→ **Written request**:
Copy every line with the string "chart" in it.

→ **Source material**:
========================

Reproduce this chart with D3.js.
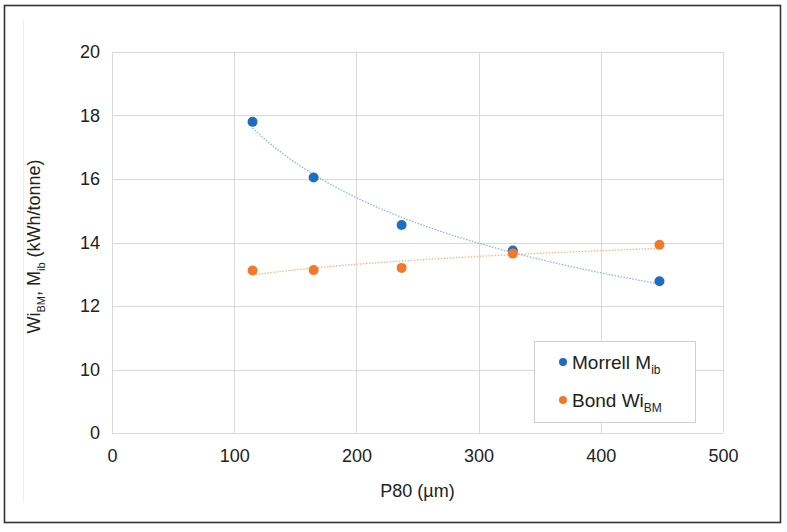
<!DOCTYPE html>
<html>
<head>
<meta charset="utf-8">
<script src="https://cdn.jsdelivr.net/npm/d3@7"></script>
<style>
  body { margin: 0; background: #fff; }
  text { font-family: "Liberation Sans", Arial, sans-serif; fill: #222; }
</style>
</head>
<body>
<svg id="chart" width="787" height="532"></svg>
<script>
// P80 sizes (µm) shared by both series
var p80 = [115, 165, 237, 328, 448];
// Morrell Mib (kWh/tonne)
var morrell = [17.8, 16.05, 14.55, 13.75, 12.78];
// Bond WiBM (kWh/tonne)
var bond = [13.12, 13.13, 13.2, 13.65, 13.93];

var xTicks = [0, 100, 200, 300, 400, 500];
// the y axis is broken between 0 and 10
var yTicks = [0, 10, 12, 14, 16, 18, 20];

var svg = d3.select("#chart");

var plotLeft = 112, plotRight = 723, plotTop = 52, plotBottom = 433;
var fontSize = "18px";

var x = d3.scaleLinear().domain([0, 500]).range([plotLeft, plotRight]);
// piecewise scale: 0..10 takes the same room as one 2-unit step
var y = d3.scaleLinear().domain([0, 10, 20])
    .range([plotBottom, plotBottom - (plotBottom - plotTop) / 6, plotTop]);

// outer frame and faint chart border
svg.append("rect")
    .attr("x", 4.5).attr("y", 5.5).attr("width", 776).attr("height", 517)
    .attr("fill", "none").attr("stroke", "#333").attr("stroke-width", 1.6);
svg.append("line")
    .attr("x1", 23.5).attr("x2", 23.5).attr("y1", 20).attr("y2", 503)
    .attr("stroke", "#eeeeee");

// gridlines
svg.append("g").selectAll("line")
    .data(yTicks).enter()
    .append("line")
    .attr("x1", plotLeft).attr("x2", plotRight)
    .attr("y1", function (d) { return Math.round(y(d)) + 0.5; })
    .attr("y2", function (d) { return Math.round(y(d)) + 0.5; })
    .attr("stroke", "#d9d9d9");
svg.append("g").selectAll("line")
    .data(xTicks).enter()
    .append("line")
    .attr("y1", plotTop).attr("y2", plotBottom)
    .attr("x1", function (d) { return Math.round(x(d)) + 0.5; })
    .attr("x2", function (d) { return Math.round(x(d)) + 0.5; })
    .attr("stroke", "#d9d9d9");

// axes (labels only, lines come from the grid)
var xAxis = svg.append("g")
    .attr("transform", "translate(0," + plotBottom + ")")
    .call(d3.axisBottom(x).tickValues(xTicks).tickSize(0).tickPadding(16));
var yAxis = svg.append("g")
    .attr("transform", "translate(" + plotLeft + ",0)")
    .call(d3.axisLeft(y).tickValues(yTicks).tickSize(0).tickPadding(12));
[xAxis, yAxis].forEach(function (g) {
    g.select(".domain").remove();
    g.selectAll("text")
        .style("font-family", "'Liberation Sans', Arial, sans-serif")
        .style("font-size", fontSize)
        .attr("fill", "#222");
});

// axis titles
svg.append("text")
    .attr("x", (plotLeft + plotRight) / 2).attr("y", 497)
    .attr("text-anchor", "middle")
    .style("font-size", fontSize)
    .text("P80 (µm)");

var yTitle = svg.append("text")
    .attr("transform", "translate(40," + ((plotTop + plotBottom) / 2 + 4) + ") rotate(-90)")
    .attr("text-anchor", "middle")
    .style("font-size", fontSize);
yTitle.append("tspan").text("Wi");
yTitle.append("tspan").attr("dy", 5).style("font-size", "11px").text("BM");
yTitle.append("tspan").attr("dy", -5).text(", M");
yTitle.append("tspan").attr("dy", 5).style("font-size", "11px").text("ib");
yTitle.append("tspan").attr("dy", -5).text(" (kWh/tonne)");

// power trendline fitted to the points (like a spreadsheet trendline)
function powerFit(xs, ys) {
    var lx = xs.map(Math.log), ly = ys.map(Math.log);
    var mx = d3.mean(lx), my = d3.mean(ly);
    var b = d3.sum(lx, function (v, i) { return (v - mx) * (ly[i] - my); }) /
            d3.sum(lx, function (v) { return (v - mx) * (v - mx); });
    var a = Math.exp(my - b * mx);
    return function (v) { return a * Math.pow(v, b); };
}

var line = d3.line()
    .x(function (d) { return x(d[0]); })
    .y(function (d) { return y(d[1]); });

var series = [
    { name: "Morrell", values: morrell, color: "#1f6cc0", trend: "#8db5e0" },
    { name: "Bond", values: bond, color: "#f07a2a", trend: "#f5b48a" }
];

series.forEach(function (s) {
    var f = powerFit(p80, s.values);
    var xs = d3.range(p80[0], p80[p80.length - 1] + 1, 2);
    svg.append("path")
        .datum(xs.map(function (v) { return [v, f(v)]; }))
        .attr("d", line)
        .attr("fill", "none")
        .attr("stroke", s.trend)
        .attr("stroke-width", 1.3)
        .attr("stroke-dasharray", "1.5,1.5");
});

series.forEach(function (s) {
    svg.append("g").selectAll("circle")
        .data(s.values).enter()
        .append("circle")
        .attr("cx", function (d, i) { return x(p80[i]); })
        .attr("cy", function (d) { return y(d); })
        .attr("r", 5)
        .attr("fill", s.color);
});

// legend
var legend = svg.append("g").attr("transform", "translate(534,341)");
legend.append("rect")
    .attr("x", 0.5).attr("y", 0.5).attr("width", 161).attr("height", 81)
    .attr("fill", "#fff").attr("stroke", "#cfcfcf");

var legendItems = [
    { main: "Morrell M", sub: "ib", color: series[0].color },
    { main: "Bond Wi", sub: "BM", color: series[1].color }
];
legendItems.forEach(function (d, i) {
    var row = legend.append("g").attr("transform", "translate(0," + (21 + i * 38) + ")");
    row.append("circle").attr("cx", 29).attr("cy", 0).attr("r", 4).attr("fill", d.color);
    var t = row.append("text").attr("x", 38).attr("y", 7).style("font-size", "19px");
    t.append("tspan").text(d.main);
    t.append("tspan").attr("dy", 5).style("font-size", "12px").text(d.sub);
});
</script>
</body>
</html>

========================

→ **Full response**:
Reproduce this chart with D3.js.
<svg id="chart" width="787" height="532"></svg>
var svg = d3.select("#chart");
// outer frame and faint chart border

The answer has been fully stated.